Host Documentation online
Being able to create the documentation either as html or pdf locally is nice, but directly hosting the documentation online for everyone to access cooler by far. As long as you're writing open-source non-profit code (which you should in science!), readthedocs.org can host your documentation online for free. You can create an account there and simply link to your repository. Read the Docs will even create different versions of the documentation based on the commits of your Git repository, i.e., a "stable" and a "latest" version you can specify the branches of as well as versions for different tags (v1.2.17, v2.0.1) of your project.

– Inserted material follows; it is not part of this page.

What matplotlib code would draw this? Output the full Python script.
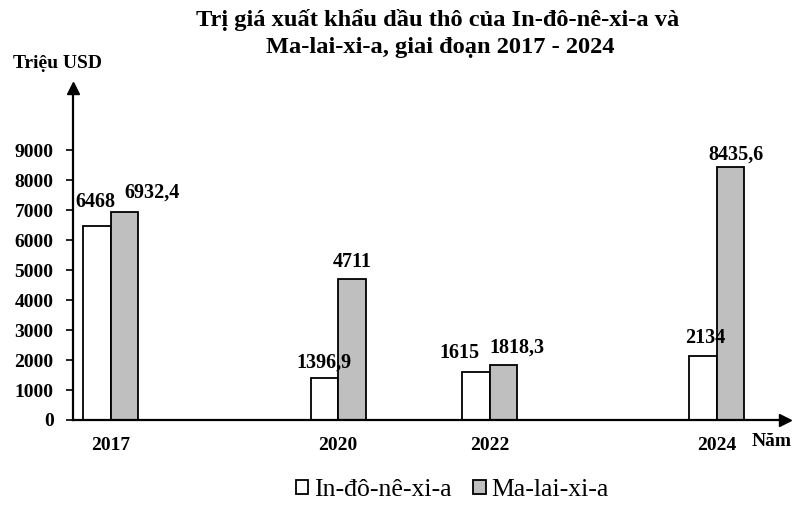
import numpy as np
import matplotlib
matplotlib.use('Agg')
import matplotlib.pyplot as plt

# ───────── DỮ LIỆU ─────────
years = ['2017', '2020', '2022', '2024']
indonesia = [6468, 1396.9, 1615, 2134]        # triệu USD
malaysia = [6932.4, 4711, 1818.3, 8435.6]     # triệu USD

# ───────── BỐ CỤC ─────────
xpos = np.array([0, 3, 5, 8])    # vị trí nhóm cột trên trục x
w = 0.364                        # bề rộng một cột
# độ lệch nhãn số liệu (pixel): (dx so với tâm cột, dy trên đỉnh cột)
off_ind = [(-1.5, 19), (0, 11), (-16, 14), (2, 13)]
off_mal = [(27.5, 14), (0, 12), (14, 13), (5.5, 7)]

plt.rcParams['font.family'] = ['Liberation Serif', 'DejaVu Serif']

fig = plt.figure(figsize=(8, 5.2), dpi=100)
ax = fig.add_axes([73/800, 1 - 420/520, (785 - 73)/800, (420 - 88)/520])

ax.bar(xpos - w/2, indonesia, w, color='white', edgecolor='black',
       lw=1.3, label='In-đô-nê-xi-a')
ax.bar(xpos + w/2, malaysia, w, color='#bfbfbf', edgecolor='black',
       lw=1.3, label='Ma-lai-xi-a')

def fmt(v):
    return f"{v:g}".replace('.', ',')

for x, v, (dx, dy) in zip(xpos - w/2, indonesia, off_ind):
    ax.annotate(fmt(v), (x, v), xytext=(dx, dy), textcoords='offset pixels',
                ha='center', va='baseline', fontsize=14.5, fontweight='bold')
for x, v, (dx, dy) in zip(xpos + w/2, malaysia, off_mal):
    ax.annotate(fmt(v), (x, v), xytext=(dx, dy), textcoords='offset pixels',
                ha='center', va='baseline', fontsize=14.5, fontweight='bold')

ax.set_xlim(-0.50, 8.90)
ax.set_ylim(0, 11070)

ax.set_yticks(range(0, 9001, 1000))
ax.set_yticklabels([str(t) for t in range(0, 9001, 1000)],
                   fontsize=14, fontweight='bold')
ax.tick_params(axis='y', length=5, width=1.2, pad=9)
ax.set_xticks(xpos)
ax.set_xticklabels(years, fontsize=14, fontweight='bold')
ax.tick_params(axis='x', length=0, pad=12)

for s in ['top', 'right']:
    ax.spines[s].set_visible(False)
for s in ['left', 'bottom']:
    ax.spines[s].set_linewidth(1.6)

# mũi tên ở đầu trục
ax.plot(1, 0, '>k', ms=9, transform=ax.transAxes, clip_on=False)
ax.plot(0, 1, '^k', ms=9, transform=ax.transAxes, clip_on=False)

fig.text(438/800, 1 - 20/520, 'Trị giá xuất khẩu dầu thô của In-đô-nê-xi-a và',
         ha='center', va='center', fontsize=17.6, fontweight='bold')
fig.text(440/800, 1 - 47/520, 'Ma-lai-xi-a, giai đoạn 2017 - 2024',
         ha='center', va='center', fontsize=17.6, fontweight='bold')
fig.text(58/800, 1 - 63/520, 'Triệu USD', ha='center', va='center',
         fontsize=14, fontweight='bold')
fig.text(772/800, 1 - 441/520, 'Năm', ha='center', va='center',
         fontsize=14, fontweight='bold')

fig.legend(loc='center', bbox_to_anchor=(452/800, 1 - 490/520), ncol=2,
           frameon=False, fontsize=18.5, handlelength=0.5, handleheight=0.5,
           handletextpad=0.2, columnspacing=0.85)

fig.savefig('out.png', dpi=100)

This way, even if somebody uses an older version of your code, they still can access the correct documentation.
All you need to do from the git side is include a .readthedocs.yml
file in your repository root that looks something like this:
# Required
version: 2
# Set the version of Python and other tools you might need
build:
os: ubuntu-20.04
tools:
python: "3.8"
# Build documentation in the docs/ directory with Sphinx
sphinx:
configuration: docs/source/conf.py
# If using Sphinx, optionally build your docs in additional formats such as PDF
formats:
- pdf
- epub
# Optionally declare the Python requirements required to build your docs
python:
install:
- method: setuptools
path: .
Tip:
Using Read the Docs with the PTB Gitlab (gitlab1.ptb.de
) is not possible (afaik) due to the firewall proxy settings.
A workaround is mirroring the repository on e.g., Gitlab.
Doing this unidirectional allows Gitlab to pull updates from the original repository on the PTB Gitlab approximately every 30 minutes automatically.
Then you can use this mirror repository to create the documentation on Read the Docs.
It might be clever to disable CI/CD in the mirror repo, as CI/CD times are limited for free users.